As I reintegrated with the people that had known me all my life, as I went individually to all the places I used to know and all the places I’d lived, I started to realize that in the grand scheme of things, I’d lost much more than this before at earlier points of my life.  Losing Jake had been devastating.  The depression had lasted for months.  Losing Buttface was equally as debilitating.  I had mourned longer, and harder, and more inconsolably for both of them than I had for 3.0.  “Why?”  I’d asked.  But I knew why.  It was because more had passed between myself and those two than had ever passed between 3.0 and me.  When it had ended with them, I had lost more, much more, than I had lost here.  It hurt that 3.0 could not love me.  It hurt that he ended it.  It pissed me off royally that he hadn’t had the balls to end it in person.  But in the grand scheme of things, I’d lost someone I cared about who couldn’t or wouldn’t care about me the same way I cared about him, I’d lost someone to do things with on the weekends.  And those things are easily replaceable.  The things that matter when you’re with someone: loving them, committing to them, wanting them the way they want you – I gave those things freely but I didn’t and still don’t know if I’d ever received them in return – not even at the beginning (or if they were there, it never felt that way.  In that way, he had lost so much more than I had, whether he realized that or not.

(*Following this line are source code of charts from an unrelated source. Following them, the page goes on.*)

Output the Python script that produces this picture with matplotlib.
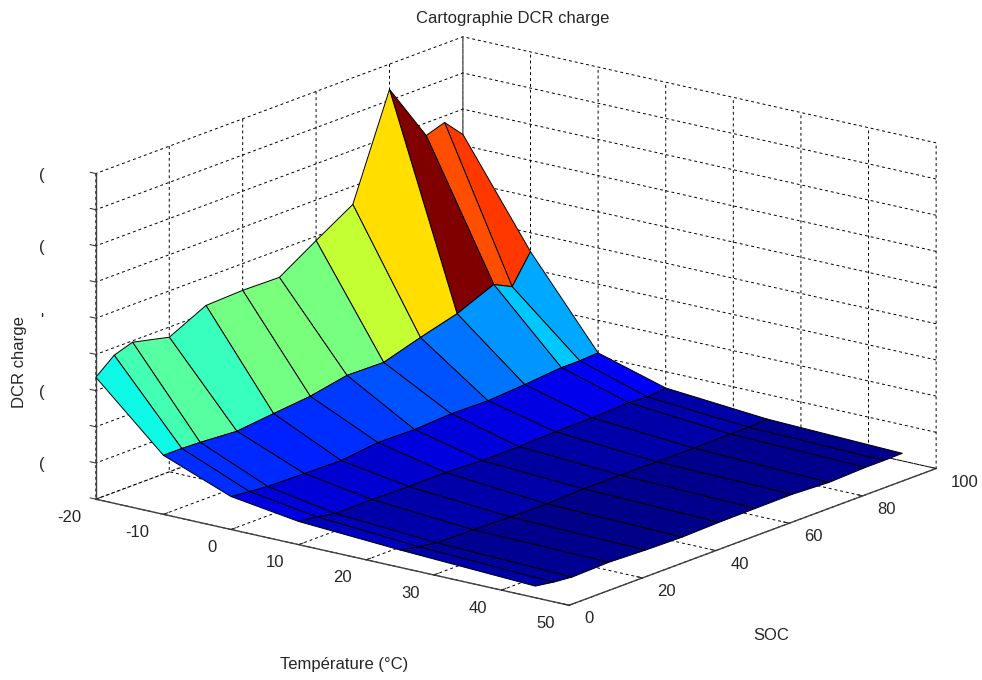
import numpy as np
import matplotlib
matplotlib.use("Agg")
import matplotlib.pyplot as plt

plt.rcParams['font.family'] = ['Liberation Sans', 'DejaVu Sans']
plt.rcParams['axes.unicode_minus'] = False
plt.rcParams['grid.color'] = 'black'
plt.rcParams['grid.linestyle'] = (0, (3, 3))
plt.rcParams['grid.linewidth'] = 0.7

temperature = [-20, -10, 0, 10, 25, 45]
soc = [0, 5, 10, 20, 30, 40, 50, 60, 70, 80, 90, 95, 100]
dcr_m20 = [.337, .379, .396, .372, .422, .426, .424, .488, .550, .830, .665, .682, .630]
dcr_m10 = [.163, .163, .161, .154, .165, .175, .195, .193, .224, .252, .295, .270, .348]
dcr_0 = [.091, .086, .081, .079, .077, .089, .087, .093, .091, .098, .107, .107, .110]
dcr_10 = [.064, .058, .048, .049, .047, .048, .043, .044, .047, .048, .052, .049, .055]
dcr_25 = [.048, .038, .030, .028, .026, .024, .028, .028, .027, .027, .028, .028, .032]
dcr_45 = [.032, .024, .019, .022, .018, .016, .019, .020, .021, .016, .020, .020, .021]

x_ticks = [-20, -10, 0, 10, 20, 30, 40, 50]
y_ticks = [0, 20, 40, 60, 80, 100]
z_ticks = [0, .1, .2, .3, .4, .5, .6, .7, .8, .9]
z_labels = ['', '(', '', '(', '', "'", '', '(', '', '(']

# value -> position on the jet colour scale
color_z = [.016, .337, .550, .682, .830]
color_n = [0.0, .37, .675, .85, 1.0]

W, H = 982, 680
FS = 12
TXT = '#262626'
fig = plt.figure(figsize=(W / 100, H / 100), dpi=100, facecolor='white')
ax = fig.add_axes([166.8 / W, 9.8 / H, 680 / W, 680 / H], projection='3d')
ax.set_proj_type('ortho')
ax.view_init(elev=16.8, azim=-52.2)
ax.set_box_aspect((1, 1, 0.568), zoom=1.303)
ax.patch.set_alpha(0)

T, S = np.meshgrid(temperature, soc, indexing='ij')
Z = np.array([dcr_m20, dcr_m10, dcr_0, dcr_10, dcr_25, dcr_45])
colors = plt.cm.jet(np.interp(Z, color_z, color_n))
surf = ax.plot_surface(T, S, Z, facecolors=colors, rstride=1, cstride=1, shade=False,
                       edgecolor='black', linewidth=0.7, antialiased=True)
surf.set_clip_on(False)

ax.set_xlim(-20, 50)
ax.set_ylim(0, 100)
ax.set_zlim(0, 0.9)
ax.set_xticks(x_ticks)
ax.set_yticks(y_ticks)
ax.set_zticks(z_ticks)
ax.set_zticklabels(z_labels)
ax.tick_params(axis='both', labelsize=FS, colors=TXT)
ax.tick_params(axis='x', pad=2)
ax.tick_params(axis='y', pad=0)
ax.tick_params(axis='z', pad=8.5)
for lab in ax.get_xticklabels():
    lab.set_ha('right')
    lab.set_va('center')
for lab in ax.get_yticklabels():
    lab.set_ha('left')
    lab.set_va('center')
for lab in ax.get_zticklabels():
    lab.set_va('center')

for axis in (ax.xaxis, ax.yaxis, ax.zaxis):
    axis.set_pane_color((1, 1, 1, 1))
    axis.pane.set_edgecolor('none')
    axis.line.set_color('#404040')
    axis.line.set_linewidth(1.0)
    axis._axinfo['tick']['inward_factor'] = 0.0
    axis._axinfo['tick']['outward_factor'] = 0.15
    axis._axinfo['tick']['linewidth'] = {True: 0.7, False: 0.5}
ax.zaxis._axinfo['juggled'] = (1, 2, 0)

fig.text(513 / W, 1 - 18 / H, 'Cartographie DCR charge', ha='center', va='center',
         fontsize=FS, color=TXT)
fig.text(344 / W, 1 - 665 / H, 'Température (°C)', ha='center', va='center',
         fontsize=FS, color=TXT)
fig.text(771 / W, 1 - 635 / H, 'SOC', ha='center', va='center',
         fontsize=FS, color=TXT)
fig.text(20 / W, 1 - 362 / H, 'DCR charge', ha='center', va='center', rotation=90,
         fontsize=FS, color=TXT)

fig.savefig('out.png', dpi=100)
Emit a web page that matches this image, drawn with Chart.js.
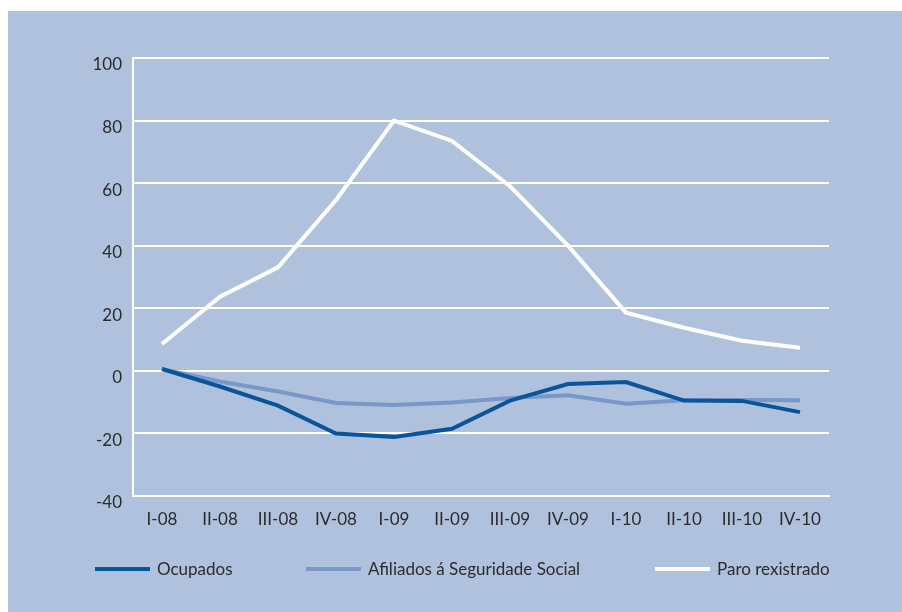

And so, by the time vacation was over, I was better.  Not completely better, but I had healed enough to be able to keep walking.  I have no idea what will happen next.  I don’t have any plans beyond those that I made before I left and the hope that some of my friends from the North will be down to visit soon.  I put up the old OKC profile, I’ve been talking to people there.  And while I felt obscenely guilty an hour after posting it, as the days have passed, that guilt has faded and I’m beginning to have fun with it.  Do I wish 3.0 and I could work it out?  Of course.  I’ll wish that for awhile.  But I can’t put my life on hold, waiting for him to figure it out.  I did that once, and that wasn’t my way then.  It certainly isn’t my way now.  The woman that will get off the plane in the Tampa airport will be a markedly different person than the one that left.  As my friend Mary wrote in the birthday card she gave me the day I landed, it really is the “dawning of a new era.”  And what I do with it now is completely up to me.